Hi all,
I am exploring buying a business with a financial backer and would greatly value any insights/thoughts/criticisms into the high-level deal structure below. Recognize this is quite different from the traditional search model but I have the financial partner lined up and the simplicity seems to make sense for me. Perhaps as a searcher/operator, I am taking on an unfair share of risk, but get a material shareholding up front and will also be looking at an 'enduringly profitable', low-risk business to acquire.
(Searcher / Operator)
- Finds business
- Acquires business
- Runs business
- Owns 50% of business
- Receives average market salary
- Receives distributions once acquisition capital/loan is paid back to financial partner
Financial partner - Provides acquisition capital (50% and 50% funded by bank) - Acquisition capital from financial partner provided as an interest-free loan - Has a Board seat - Owns 50% of business - Receives loan repayments and once loan is repaid, received distributions.
Questions/considerations
- Personal guarantees for bank debt (likely with operator?)
- What happens if further capital required (perhaps agree that financial partner will make available an additional % up to x?)
- Key shareholder agreement terms (key decisions, dispute resolution, right of first refusal, shotgun clause)
- Other considerations?
The other piece of context is that we wouldn't necessarily be looking to double value and sell within 5-8 years. The more likely pathway forward if the first acquisition is successful would be to buy another business every 3 years with a long-term hold view.
Many thanks to the community, so many great learnings and insights from being on this platform.
Cheers,
Baz
If nothing else doing a 50/50 split sets things up to deadlock in the future if you don't have a well thought out partnership agreement. Would highly recommend checking out this Acquiring MInds episode which delves into partnerships in SMB acquisitions- https://www.youtube.com/watch?v=vqBn-OmC0OA&ab_channel=AcquiringMinds .
There are a large variety of structures and ultimately comes down to what you can negotiate.
What I have seen as relatively ‘standard’ in an SBA loan deal is:
70% bank debt
20% seller note
10% equity
Units of equity are sold to investors as participating preferred equity with 8-12% preferred return and 1x liquidation preference.

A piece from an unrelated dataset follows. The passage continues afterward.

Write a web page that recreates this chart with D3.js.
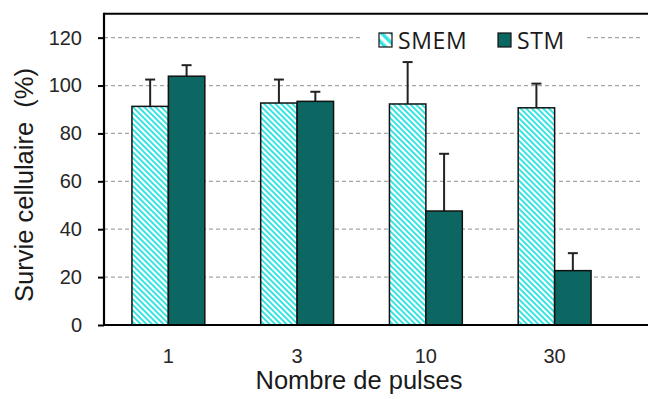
<!DOCTYPE html>
<html><head><meta charset="utf-8">
<script src="https://cdn.jsdelivr.net/npm/d3@7"></script>
<style>body{margin:0;background:#fff}svg{display:block}</style>
</head><body>
<svg id="c" width="648" height="399"></svg>
<script>
const categories = ["1", "3", "10", "30"];
const seriesNames = ["SMEM", "STM"];
const smem = [91.3, 92.7, 92.3, 90.7];
const smemErr = [11.2, 9.8, 17.5, 10.1];
const stm = [103.9, 93.4, 47.6, 22.7];
const stmErr = [4.6, 4.0, 23.9, 7.3];
const yTicks = [0, 20, 40, 60, 80, 100, 120];

(function () {
const svg = d3.select("#c");
const FONT = "'Liberation Sans', Arial, sans-serif";
const pLeft = 104, pBottom = 325, pTop = 13.7, pRight = 619;
const y = d3.scaleLinear().domain([0, 130]).range([pBottom, pTop]);
const x0 = d3.scaleBand().domain(categories).range([pLeft, pRight]).paddingInner(0.434).paddingOuter(0.217);
const x1 = d3.scaleBand().domain(seriesNames).range([0, x0.bandwidth()]);

const defs = svg.append("defs");
const pat = defs.append("pattern").attr("id", "hatch").attr("patternUnits", "userSpaceOnUse")
  .attr("width", 4).attr("height", 4).attr("patternTransform", "rotate(-45)");
pat.append("rect").attr("width", 4).attr("height", 4).attr("fill", "#fff");
pat.append("rect").attr("x", 0).attr("width", 2).attr("height", 4).attr("fill", "#38e3e3");
const pat2 = defs.append("pattern").attr("id", "hatchLeg").attr("patternUnits", "userSpaceOnUse")
  .attr("width", 7).attr("height", 7).attr("patternTransform", "rotate(-45)");
pat2.append("rect").attr("width", 7).attr("height", 7).attr("fill", "#fff");
pat2.append("rect").attr("x", 0).attr("width", 3.5).attr("height", 7).attr("fill", "#38e3e3");

svg.append("g").selectAll("line").data(yTicks.filter(d => d > 0)).join("line")
  .attr("x1", pLeft).attr("x2", 643).attr("y1", d => y(d)).attr("y2", d => y(d))
  .attr("stroke", "#a6a6a6").attr("stroke-width", 1.2).attr("stroke-dasharray", "4,3");

svg.append("line").attr("x1", pLeft).attr("x2", 648).attr("y1", pTop).attr("y2", pTop)
  .attr("stroke", "#000").attr("stroke-width", 2);

const data = categories.map((c, i) => ({c, vals: [
  {s: "SMEM", v: smem[i], e: smemErr[i]}, {s: "STM", v: stm[i], e: stmErr[i]}]}));

const g = svg.append("g").selectAll("g").data(data).join("g")
  .attr("transform", d => `translate(${x0(d.c)},0)`);
g.selectAll("line.err").data(d => d.vals).join("line").attr("class", "err")
  .attr("x1", d => x1(d.s) + x1.bandwidth() / 2).attr("x2", d => x1(d.s) + x1.bandwidth() / 2)
  .attr("y1", d => y(d.v)).attr("y2", d => y(d.v + d.e)).attr("stroke", "#222").attr("stroke-width", 2);
g.selectAll("line.cap").data(d => d.vals).join("line").attr("class", "cap")
  .attr("x1", d => x1(d.s) + x1.bandwidth() / 2 - 5).attr("x2", d => x1(d.s) + x1.bandwidth() / 2 + 5)
  .attr("y1", d => y(d.v + d.e)).attr("y2", d => y(d.v + d.e)).attr("stroke", "#222").attr("stroke-width", 2);
g.selectAll("rect").data(d => d.vals).join("rect")
  .attr("x", d => x1(d.s)).attr("width", x1.bandwidth())
  .attr("y", d => y(d.v)).attr("height", d => y(0) - y(d.v))
  .attr("fill", d => d.s === "SMEM" ? "url(#hatch)" : "#0c6662")
  .attr("stroke", "#111").attr("stroke-width", 1.5);

const yAxis = svg.append("g").attr("transform", `translate(${pLeft},0)`)
  .call(d3.axisLeft(y).tickValues(yTicks).tickSize(6).tickPadding(16));
yAxis.select(".domain").remove();
yAxis.selectAll(".tick line").attr("stroke", "#000").attr("stroke-width", 2);
yAxis.selectAll("text").attr("font-family", FONT).attr("font-size", 20).attr("fill", "#262626");
svg.append("line").attr("x1", pLeft).attr("x2", pLeft).attr("y1", pTop - 1).attr("y2", pBottom + 1)
  .attr("stroke", "#000").attr("stroke-width", 2.2);

const xAxis = svg.append("g").attr("transform", `translate(0,${pBottom})`)
  .call(d3.axisBottom(x0).tickSize(0).tickPadding(24));
xAxis.select(".domain").remove();
xAxis.selectAll("text").attr("font-family", FONT).attr("font-size", 20).attr("fill", "#262626");
svg.append("line").attr("x1", pLeft - 1).attr("x2", 648).attr("y1", pBottom).attr("y2", pBottom)
  .attr("stroke", "#000").attr("stroke-width", 2.2);

svg.append("text").attr("x", 359).attr("y", 389).attr("text-anchor", "middle")
  .attr("font-family", FONT).attr("font-size", 25.5).attr("fill", "#1a1a1a")
  .text("Nombre de pulses");
svg.append("text").attr("transform", "translate(33,185) rotate(-90)").attr("text-anchor", "middle")
  .attr("font-family", FONT).attr("font-size", 25.5).attr("fill", "#1a1a1a")
  .attr("xml:space", "preserve").text("Survie cellulaire  (%)");

const leg = svg.append("g");
leg.append("rect").attr("x", 362).attr("y", 26).attr("width", 222).attr("height", 28).attr("fill", "#fff");
const items = [{s: "SMEM", x: 379}, {s: "STM", x: 498}];
const li = leg.selectAll("g").data(items).join("g").attr("transform", d => `translate(${d.x},33)`);
li.append("rect").attr("width", 13).attr("height", 14)
  .attr("fill", d => d.s === "SMEM" ? "url(#hatchLeg)" : "#0c6662").attr("stroke", "#111").attr("stroke-width", 1.2);
li.append("text").attr("x", 19).attr("y", 15.5).attr("font-family", "'Open Sans', sans-serif").attr("font-size", 23)
  .attr("letter-spacing", 0.6).attr("fill", "#1a1a1a").text(d => d.s);
})();
</script>
</body></html>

Investors receive 2-3x step up in their share of common, so if all equity was sold as preferred to investors then searcher keeps 70-80% of the common.
Considerations this raises for you are:
1. What size range are you looking at, above applies to SBA deals max $5-8m transaction value but above $2m EBITDA you may be able to get conventional debt with no PG and different investor terms.
2. Why not plan for seller note in your cap table, it is expected by many banks and obviously less dilutive to your equity share.
Overall from an investor perspective I think offering no preferred return is below market and allowing investor to keep 50% of the common is above market.
It could make sense for you though if plan is to long-term hold because I would not want to pay 10%+ preferred return over decades as that is quite expensive capital by recent historical standards and the underlying expectation in these deals is for a liquidation event in 5-7 years.
edit: saw after posting that you are in NZ with no SBA. Hopefully still a helpful reference point for what’s going on in the US.